PROBLEM TO SOLVE = Copy all entries without alteration and skip the pictures they hold.

EXERCISE MATERIAL =
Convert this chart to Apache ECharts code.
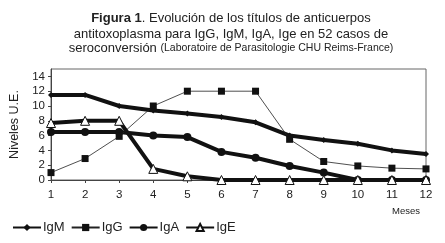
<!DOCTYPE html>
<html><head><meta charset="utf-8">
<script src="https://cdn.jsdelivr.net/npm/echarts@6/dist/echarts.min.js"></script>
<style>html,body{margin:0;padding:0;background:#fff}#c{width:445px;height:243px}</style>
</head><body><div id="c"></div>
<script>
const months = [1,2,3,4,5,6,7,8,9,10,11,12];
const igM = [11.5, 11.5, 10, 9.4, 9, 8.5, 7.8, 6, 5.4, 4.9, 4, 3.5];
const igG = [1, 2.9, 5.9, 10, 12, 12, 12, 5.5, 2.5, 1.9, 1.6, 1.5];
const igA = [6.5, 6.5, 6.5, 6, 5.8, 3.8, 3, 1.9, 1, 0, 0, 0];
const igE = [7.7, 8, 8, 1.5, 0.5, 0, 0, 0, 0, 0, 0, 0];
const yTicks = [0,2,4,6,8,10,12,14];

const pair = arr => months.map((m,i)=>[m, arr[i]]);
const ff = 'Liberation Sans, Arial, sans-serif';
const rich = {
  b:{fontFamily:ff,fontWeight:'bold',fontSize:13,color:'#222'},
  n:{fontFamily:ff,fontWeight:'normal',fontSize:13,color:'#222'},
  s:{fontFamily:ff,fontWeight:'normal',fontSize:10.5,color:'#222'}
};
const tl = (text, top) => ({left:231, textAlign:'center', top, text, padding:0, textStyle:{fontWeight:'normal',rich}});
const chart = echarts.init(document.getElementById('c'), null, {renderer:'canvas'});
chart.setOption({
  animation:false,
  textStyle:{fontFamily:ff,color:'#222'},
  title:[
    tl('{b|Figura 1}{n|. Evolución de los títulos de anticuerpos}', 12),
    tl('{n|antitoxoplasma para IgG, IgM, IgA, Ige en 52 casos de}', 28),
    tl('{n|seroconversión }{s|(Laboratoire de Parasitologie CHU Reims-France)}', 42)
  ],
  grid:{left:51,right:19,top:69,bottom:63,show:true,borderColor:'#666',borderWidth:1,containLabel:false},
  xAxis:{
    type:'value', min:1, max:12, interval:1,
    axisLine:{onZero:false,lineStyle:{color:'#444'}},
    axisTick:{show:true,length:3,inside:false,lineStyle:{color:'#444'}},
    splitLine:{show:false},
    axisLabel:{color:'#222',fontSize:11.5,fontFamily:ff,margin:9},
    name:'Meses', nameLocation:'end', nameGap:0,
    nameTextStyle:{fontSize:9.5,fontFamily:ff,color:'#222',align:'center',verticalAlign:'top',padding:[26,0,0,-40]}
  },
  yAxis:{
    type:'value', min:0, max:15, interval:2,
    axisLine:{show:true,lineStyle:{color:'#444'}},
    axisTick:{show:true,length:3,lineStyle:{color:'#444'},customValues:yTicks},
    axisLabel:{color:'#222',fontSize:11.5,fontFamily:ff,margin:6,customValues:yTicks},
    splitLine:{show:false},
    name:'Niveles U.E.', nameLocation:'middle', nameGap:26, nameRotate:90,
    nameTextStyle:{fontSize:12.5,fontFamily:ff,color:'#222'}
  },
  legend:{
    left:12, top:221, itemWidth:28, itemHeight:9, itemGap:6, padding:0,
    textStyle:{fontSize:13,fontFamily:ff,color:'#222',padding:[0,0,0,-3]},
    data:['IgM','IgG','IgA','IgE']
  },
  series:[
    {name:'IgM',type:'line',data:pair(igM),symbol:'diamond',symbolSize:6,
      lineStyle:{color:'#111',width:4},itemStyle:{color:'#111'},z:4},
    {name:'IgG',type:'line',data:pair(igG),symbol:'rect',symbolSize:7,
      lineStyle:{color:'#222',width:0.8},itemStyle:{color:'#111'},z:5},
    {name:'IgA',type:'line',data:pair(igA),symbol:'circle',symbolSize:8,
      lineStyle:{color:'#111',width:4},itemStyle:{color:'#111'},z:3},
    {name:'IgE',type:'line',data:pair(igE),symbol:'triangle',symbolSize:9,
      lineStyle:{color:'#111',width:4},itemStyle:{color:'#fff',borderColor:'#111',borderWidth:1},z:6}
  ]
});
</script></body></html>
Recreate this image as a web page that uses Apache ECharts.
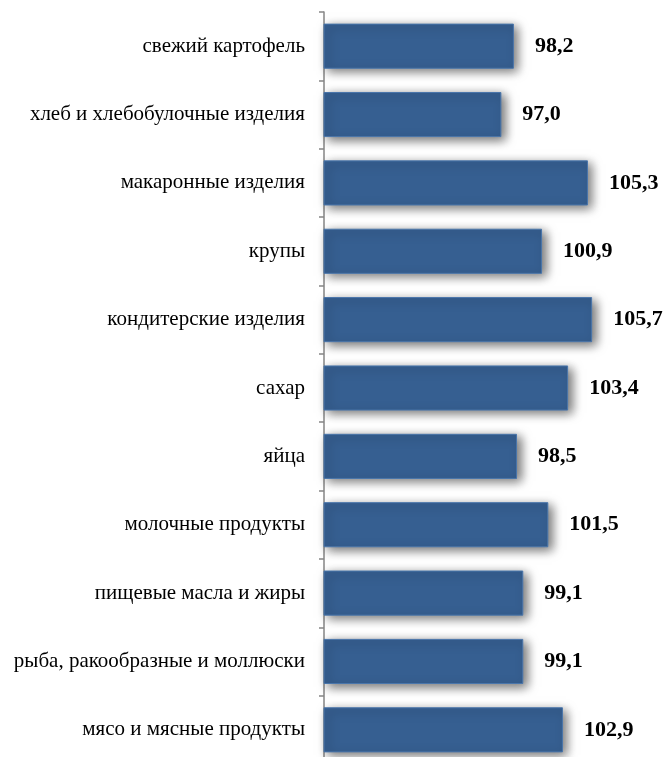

SOLVED PROBLEM =
Convert this chart to Apache ECharts code.
<!DOCTYPE html>
<html><head><meta charset="utf-8">
<script src="https://cdn.jsdelivr.net/npm/echarts@6/dist/echarts.min.js"></script>
<style>html,body{margin:0;padding:0;background:#fff}#c{width:445px;height:243px}</style>
</head><body><div id="c"></div>
<script>
const months = [1,2,3,4,5,6,7,8,9,10,11,12];
const igM = [11.5, 11.5, 10, 9.4, 9, 8.5, 7.8, 6, 5.4, 4.9, 4, 3.5];
const igG = [1, 2.9, 5.9, 10, 12, 12, 12, 5.5, 2.5, 1.9, 1.6, 1.5];
const igA = [6.5, 6.5, 6.5, 6, 5.8, 3.8, 3, 1.9, 1, 0, 0, 0];
const igE = [7.7, 8, 8, 1.5, 0.5, 0, 0, 0, 0, 0, 0, 0];
const yTicks = [0,2,4,6,8,10,12,14];

const pair = arr => months.map((m,i)=>[m, arr[i]]);
const ff = 'Liberation Sans, Arial, sans-serif';
const rich = {
  b:{fontFamily:ff,fontWeight:'bold',fontSize:13,color:'#222'},
  n:{fontFamily:ff,fontWeight:'normal',fontSize:13,color:'#222'},
  s:{fontFamily:ff,fontWeight:'normal',fontSize:10.5,color:'#222'}
};
const tl = (text, top) => ({left:231, textAlign:'center', top, text, padding:0, textStyle:{fontWeight:'normal',rich}});
const chart = echarts.init(document.getElementById('c'), null, {renderer:'canvas'});
chart.setOption({
  animation:false,
  textStyle:{fontFamily:ff,color:'#222'},
  title:[
    tl('{b|Figura 1}{n|. Evolución de los títulos de anticuerpos}', 12),
    tl('{n|antitoxoplasma para IgG, IgM, IgA, Ige en 52 casos de}', 28),
    tl('{n|seroconversión }{s|(Laboratoire de Parasitologie CHU Reims-France)}', 42)
  ],
  grid:{left:51,right:19,top:69,bottom:63,show:true,borderColor:'#666',borderWidth:1,containLabel:false},
  xAxis:{
    type:'value', min:1, max:12, interval:1,
    axisLine:{onZero:false,lineStyle:{color:'#444'}},
    axisTick:{show:true,length:3,inside:false,lineStyle:{color:'#444'}},
    splitLine:{show:false},
    axisLabel:{color:'#222',fontSize:11.5,fontFamily:ff,margin:9},
    name:'Meses', nameLocation:'end', nameGap:0,
    nameTextStyle:{fontSize:9.5,fontFamily:ff,color:'#222',align:'center',verticalAlign:'top',padding:[26,0,0,-40]}
  },
  yAxis:{
    type:'value', min:0, max:15, interval:2,
    axisLine:{show:true,lineStyle:{color:'#444'}},
    axisTick:{show:true,length:3,lineStyle:{color:'#444'},customValues:yTicks},
    axisLabel:{color:'#222',fontSize:11.5,fontFamily:ff,margin:6,customValues:yTicks},
    splitLine:{show:false},
    name:'Niveles U.E.', nameLocation:'middle', nameGap:26, nameRotate:90,
    nameTextStyle:{fontSize:12.5,fontFamily:ff,color:'#222'}
  },
  legend:{
    left:12, top:221, itemWidth:28, itemHeight:9, itemGap:6, padding:0,
    textStyle:{fontSize:13,fontFamily:ff,color:'#222',padding:[0,0,0,-3]},
    data:['IgM','IgG','IgA','IgE']
  },
  series:[
    {name:'IgM',type:'line',data:pair(igM),symbol:'diamond',symbolSize:6,
      lineStyle:{color:'#111',width:4},itemStyle:{color:'#111'},z:4},
    {name:'IgG',type:'line',data:pair(igG),symbol:'rect',symbolSize:7,
      lineStyle:{color:'#222',width:0.8},itemStyle:{color:'#111'},z:5},
    {name:'IgA',type:'line',data:pair(igA),symbol:'circle',symbolSize:8,
      lineStyle:{color:'#111',width:4},itemStyle:{color:'#111'},z:3},
    {name:'IgE',type:'line',data:pair(igE),symbol:'triangle',symbolSize:9,
      lineStyle:{color:'#111',width:4},itemStyle:{color:'#fff',borderColor:'#111',borderWidth:1},z:6}
  ]
});
</script></body></html>
Recreate this image as a web page that uses Apache ECharts.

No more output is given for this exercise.